Work to be completed
Print exactly the part opening with the line containing "Output the Python" and closing with the line containing "import plotly.graph_objects as go", with both of those lines included.

[start Extracted material]

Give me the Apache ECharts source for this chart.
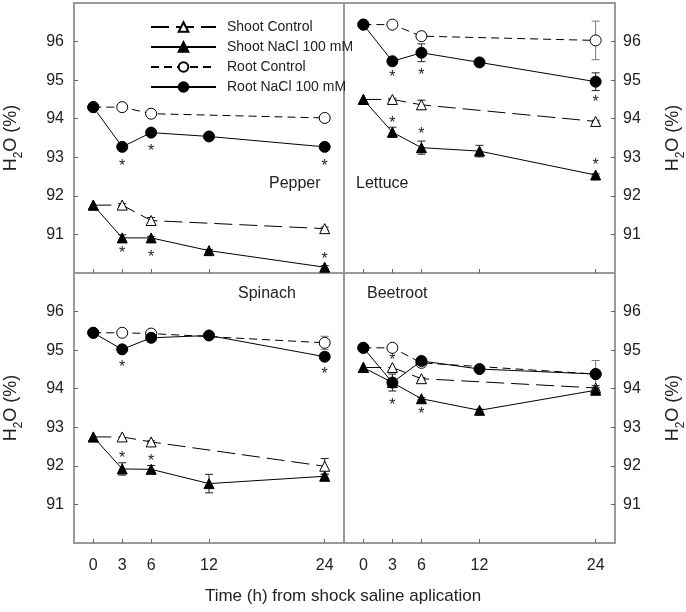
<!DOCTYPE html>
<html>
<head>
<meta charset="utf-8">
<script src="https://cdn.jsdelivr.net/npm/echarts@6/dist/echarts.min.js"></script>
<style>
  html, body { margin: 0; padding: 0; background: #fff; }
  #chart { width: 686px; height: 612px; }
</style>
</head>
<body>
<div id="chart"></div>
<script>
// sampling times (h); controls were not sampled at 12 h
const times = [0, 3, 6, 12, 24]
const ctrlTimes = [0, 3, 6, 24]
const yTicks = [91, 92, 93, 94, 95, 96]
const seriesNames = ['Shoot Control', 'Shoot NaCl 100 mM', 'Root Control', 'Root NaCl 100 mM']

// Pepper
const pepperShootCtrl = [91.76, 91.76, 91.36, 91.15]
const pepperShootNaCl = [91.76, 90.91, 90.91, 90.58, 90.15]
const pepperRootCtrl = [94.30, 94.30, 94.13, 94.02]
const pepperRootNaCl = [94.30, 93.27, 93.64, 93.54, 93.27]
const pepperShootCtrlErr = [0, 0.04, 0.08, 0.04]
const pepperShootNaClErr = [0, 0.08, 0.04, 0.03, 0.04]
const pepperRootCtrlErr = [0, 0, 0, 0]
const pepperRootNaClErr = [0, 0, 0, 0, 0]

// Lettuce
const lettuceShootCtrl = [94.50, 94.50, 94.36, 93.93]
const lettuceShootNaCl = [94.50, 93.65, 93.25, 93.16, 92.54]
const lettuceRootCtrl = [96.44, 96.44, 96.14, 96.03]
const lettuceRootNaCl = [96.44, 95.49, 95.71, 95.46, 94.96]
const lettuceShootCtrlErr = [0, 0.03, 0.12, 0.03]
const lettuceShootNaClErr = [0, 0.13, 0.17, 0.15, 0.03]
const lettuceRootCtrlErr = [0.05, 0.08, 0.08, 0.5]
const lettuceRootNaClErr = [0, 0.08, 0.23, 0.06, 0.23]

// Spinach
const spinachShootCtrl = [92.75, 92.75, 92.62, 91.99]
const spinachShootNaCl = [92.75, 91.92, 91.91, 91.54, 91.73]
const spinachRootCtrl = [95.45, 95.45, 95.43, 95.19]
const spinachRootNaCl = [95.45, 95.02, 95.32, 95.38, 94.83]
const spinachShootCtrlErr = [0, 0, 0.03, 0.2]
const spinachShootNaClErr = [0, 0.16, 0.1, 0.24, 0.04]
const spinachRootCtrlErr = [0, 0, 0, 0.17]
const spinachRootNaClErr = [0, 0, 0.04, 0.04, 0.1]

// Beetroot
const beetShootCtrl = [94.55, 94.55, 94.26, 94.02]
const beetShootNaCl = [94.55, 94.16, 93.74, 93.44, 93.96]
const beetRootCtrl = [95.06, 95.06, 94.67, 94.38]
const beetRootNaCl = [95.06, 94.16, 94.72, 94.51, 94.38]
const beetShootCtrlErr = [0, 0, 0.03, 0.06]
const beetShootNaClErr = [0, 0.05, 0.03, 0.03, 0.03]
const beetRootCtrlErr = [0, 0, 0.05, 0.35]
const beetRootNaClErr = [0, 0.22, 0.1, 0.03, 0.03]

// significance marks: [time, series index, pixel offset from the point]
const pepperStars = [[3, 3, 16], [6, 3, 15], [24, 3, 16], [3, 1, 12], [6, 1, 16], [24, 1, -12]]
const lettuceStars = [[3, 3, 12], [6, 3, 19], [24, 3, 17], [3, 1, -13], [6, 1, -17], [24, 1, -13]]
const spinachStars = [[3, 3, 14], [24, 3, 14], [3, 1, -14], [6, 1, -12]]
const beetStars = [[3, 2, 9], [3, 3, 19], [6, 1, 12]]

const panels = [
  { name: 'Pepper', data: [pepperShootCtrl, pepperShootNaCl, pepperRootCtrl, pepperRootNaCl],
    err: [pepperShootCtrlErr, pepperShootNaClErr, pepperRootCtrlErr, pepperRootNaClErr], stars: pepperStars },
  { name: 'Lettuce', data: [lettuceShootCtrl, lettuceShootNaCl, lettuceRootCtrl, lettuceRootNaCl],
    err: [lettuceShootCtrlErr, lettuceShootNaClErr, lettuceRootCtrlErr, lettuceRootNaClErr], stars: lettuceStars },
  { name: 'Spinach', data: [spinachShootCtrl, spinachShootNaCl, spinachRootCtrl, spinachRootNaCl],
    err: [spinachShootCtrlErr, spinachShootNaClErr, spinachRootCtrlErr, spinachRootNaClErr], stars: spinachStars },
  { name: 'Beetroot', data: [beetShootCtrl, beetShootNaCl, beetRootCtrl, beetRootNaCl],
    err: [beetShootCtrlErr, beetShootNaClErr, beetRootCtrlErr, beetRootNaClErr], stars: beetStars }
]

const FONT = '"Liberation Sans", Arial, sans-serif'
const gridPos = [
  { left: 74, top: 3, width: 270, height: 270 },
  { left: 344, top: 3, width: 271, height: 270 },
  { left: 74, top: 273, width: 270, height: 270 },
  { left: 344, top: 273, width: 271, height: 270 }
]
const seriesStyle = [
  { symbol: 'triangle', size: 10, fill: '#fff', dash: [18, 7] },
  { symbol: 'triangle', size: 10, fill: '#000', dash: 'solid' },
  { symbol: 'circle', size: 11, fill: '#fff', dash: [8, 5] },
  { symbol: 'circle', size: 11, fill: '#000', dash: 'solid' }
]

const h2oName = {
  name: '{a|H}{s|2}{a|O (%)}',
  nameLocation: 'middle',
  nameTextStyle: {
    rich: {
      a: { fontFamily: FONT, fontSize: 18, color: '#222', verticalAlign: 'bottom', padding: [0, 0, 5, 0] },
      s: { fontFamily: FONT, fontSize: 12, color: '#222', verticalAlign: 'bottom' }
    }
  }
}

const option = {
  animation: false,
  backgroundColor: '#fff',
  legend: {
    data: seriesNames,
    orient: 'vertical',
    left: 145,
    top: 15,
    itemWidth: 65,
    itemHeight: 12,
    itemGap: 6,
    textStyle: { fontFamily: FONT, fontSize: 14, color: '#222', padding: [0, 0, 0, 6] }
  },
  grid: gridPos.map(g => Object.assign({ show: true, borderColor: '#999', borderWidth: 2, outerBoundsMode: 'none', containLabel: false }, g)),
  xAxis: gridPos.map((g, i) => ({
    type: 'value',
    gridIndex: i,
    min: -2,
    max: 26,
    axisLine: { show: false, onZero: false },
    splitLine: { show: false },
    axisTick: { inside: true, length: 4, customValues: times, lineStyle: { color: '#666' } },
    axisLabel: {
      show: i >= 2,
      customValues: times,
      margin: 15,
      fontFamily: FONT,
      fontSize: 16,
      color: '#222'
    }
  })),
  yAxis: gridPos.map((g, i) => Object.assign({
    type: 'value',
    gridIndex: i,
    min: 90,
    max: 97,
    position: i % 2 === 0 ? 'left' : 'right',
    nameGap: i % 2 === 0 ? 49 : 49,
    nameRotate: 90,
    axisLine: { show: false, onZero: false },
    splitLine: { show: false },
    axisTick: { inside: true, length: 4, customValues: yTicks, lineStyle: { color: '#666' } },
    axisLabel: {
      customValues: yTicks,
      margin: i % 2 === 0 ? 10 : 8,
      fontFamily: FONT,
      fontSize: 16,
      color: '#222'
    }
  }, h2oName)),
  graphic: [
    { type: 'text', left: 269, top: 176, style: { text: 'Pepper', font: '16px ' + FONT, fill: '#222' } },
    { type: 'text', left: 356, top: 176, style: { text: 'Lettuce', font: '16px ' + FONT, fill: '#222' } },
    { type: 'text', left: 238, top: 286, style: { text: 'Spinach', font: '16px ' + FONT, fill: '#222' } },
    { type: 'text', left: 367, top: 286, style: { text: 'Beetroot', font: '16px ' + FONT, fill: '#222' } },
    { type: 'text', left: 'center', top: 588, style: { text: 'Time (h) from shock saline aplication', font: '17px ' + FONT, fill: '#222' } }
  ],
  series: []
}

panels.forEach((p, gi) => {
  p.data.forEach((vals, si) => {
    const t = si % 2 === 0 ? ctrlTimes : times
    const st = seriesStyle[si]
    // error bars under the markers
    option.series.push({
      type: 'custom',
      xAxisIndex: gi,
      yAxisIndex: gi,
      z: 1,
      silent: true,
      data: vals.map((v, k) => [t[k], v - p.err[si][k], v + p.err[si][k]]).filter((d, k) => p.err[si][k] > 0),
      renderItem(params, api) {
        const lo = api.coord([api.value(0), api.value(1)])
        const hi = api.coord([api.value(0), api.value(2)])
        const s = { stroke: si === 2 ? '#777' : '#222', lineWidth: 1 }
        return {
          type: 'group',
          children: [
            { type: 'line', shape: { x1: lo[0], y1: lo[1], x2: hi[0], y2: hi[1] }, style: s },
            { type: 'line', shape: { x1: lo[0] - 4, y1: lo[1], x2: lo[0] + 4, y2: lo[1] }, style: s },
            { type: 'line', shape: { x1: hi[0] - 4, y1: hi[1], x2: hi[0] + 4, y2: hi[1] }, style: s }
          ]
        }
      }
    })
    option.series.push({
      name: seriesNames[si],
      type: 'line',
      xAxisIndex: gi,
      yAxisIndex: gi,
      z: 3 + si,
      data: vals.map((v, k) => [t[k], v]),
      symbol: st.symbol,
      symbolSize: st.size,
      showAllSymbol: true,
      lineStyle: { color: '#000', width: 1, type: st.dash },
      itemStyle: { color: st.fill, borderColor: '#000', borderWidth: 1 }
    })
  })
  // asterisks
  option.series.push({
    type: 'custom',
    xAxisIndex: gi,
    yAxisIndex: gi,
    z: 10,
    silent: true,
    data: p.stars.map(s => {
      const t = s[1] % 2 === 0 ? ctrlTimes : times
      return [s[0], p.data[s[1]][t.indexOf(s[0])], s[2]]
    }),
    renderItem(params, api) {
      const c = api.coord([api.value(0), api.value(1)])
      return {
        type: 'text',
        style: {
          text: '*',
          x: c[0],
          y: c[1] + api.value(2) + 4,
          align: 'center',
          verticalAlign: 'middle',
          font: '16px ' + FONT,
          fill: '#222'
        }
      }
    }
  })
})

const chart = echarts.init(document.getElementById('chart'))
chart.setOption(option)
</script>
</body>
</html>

[end Extracted material]
[start Extracted material]

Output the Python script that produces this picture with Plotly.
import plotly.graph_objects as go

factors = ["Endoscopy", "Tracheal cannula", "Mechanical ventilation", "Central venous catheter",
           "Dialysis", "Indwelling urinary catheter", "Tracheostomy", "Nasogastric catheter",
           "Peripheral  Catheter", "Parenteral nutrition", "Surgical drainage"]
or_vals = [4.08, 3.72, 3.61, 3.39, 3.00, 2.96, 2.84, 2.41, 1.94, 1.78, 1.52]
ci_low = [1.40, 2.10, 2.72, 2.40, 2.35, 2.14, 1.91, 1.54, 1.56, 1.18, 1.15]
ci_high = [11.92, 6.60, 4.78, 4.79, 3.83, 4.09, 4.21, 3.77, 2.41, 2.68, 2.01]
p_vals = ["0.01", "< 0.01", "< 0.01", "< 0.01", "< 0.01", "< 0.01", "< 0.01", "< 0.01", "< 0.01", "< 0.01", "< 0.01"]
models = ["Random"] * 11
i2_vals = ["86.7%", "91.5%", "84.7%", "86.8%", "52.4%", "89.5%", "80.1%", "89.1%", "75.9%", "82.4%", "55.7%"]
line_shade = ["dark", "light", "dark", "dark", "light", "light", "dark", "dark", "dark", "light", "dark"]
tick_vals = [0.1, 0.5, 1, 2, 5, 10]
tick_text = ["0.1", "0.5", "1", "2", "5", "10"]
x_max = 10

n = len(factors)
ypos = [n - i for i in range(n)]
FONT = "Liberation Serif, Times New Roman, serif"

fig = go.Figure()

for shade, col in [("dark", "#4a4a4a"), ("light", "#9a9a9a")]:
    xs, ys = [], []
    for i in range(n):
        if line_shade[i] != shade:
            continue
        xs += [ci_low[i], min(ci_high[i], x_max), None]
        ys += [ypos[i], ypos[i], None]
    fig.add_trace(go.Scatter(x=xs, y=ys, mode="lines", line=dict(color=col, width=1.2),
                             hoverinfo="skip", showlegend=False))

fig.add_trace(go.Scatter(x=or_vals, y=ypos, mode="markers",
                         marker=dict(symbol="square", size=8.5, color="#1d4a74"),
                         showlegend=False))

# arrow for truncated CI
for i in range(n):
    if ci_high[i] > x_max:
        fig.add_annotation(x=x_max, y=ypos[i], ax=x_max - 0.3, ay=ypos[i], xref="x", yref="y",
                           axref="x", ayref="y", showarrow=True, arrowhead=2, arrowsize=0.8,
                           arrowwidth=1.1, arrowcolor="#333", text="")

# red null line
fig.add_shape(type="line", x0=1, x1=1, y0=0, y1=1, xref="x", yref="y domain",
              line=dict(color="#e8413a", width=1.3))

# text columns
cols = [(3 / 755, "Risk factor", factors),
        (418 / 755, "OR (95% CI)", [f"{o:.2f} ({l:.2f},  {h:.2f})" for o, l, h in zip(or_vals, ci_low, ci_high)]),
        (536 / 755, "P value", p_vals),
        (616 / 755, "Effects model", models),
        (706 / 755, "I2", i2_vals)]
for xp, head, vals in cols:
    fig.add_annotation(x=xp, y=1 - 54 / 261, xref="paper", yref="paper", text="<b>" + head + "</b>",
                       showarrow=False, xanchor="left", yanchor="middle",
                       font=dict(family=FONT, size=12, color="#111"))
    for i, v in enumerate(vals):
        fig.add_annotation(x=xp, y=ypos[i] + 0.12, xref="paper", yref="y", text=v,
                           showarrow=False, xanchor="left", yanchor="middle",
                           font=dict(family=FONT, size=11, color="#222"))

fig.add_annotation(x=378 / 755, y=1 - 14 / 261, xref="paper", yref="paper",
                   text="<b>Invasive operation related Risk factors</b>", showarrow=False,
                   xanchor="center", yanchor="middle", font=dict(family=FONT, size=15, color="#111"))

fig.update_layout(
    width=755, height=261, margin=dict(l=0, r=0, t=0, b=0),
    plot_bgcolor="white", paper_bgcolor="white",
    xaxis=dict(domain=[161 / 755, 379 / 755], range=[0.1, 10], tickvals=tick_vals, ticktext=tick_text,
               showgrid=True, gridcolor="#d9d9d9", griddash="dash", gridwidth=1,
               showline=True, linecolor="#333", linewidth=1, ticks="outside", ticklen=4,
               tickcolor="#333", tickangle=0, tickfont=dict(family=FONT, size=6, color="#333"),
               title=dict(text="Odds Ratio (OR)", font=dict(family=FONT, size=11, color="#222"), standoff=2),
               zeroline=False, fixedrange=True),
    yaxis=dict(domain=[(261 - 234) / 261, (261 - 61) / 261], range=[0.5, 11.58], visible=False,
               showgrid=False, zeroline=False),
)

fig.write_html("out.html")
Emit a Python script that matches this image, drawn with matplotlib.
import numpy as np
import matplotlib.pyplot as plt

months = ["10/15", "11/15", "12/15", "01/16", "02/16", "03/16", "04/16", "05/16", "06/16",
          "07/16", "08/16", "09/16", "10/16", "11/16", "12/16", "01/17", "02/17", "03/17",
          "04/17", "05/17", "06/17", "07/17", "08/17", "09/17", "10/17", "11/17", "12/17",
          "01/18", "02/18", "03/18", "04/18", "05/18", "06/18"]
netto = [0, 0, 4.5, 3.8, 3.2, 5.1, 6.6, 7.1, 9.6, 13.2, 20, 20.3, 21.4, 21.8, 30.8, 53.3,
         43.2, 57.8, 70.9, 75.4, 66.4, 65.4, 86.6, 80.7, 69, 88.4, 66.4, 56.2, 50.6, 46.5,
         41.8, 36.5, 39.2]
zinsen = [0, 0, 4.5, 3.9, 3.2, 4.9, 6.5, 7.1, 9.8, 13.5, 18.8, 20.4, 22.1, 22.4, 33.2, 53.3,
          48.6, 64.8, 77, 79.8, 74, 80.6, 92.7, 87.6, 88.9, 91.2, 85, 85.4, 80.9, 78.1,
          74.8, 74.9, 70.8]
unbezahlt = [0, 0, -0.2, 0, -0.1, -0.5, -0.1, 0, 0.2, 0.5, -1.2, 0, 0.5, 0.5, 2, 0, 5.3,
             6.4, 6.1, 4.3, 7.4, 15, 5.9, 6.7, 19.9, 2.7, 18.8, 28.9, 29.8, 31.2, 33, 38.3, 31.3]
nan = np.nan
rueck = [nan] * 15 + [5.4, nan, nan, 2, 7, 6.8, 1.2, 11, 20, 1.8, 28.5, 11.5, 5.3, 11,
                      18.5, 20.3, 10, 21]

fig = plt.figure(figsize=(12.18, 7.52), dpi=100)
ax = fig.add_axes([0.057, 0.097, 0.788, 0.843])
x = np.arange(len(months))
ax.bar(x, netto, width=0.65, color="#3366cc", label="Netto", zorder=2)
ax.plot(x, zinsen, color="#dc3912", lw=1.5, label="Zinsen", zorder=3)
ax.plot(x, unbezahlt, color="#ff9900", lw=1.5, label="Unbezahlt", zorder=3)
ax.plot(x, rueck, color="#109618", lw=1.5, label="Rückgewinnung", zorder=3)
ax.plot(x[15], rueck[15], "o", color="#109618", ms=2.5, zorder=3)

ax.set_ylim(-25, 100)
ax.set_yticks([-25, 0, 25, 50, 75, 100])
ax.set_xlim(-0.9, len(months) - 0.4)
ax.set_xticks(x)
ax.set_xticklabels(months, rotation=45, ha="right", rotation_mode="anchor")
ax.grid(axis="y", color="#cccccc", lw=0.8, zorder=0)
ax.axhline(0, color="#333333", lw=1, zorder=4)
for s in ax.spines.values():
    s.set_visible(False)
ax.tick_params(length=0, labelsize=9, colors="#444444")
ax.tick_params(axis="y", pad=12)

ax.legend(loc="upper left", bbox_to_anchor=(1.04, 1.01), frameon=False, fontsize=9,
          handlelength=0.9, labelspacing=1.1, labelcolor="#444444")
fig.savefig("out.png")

[end Extracted material]

Result of the exercise
Output the Python script that produces this picture with Plotly.
import plotly.graph_objects as go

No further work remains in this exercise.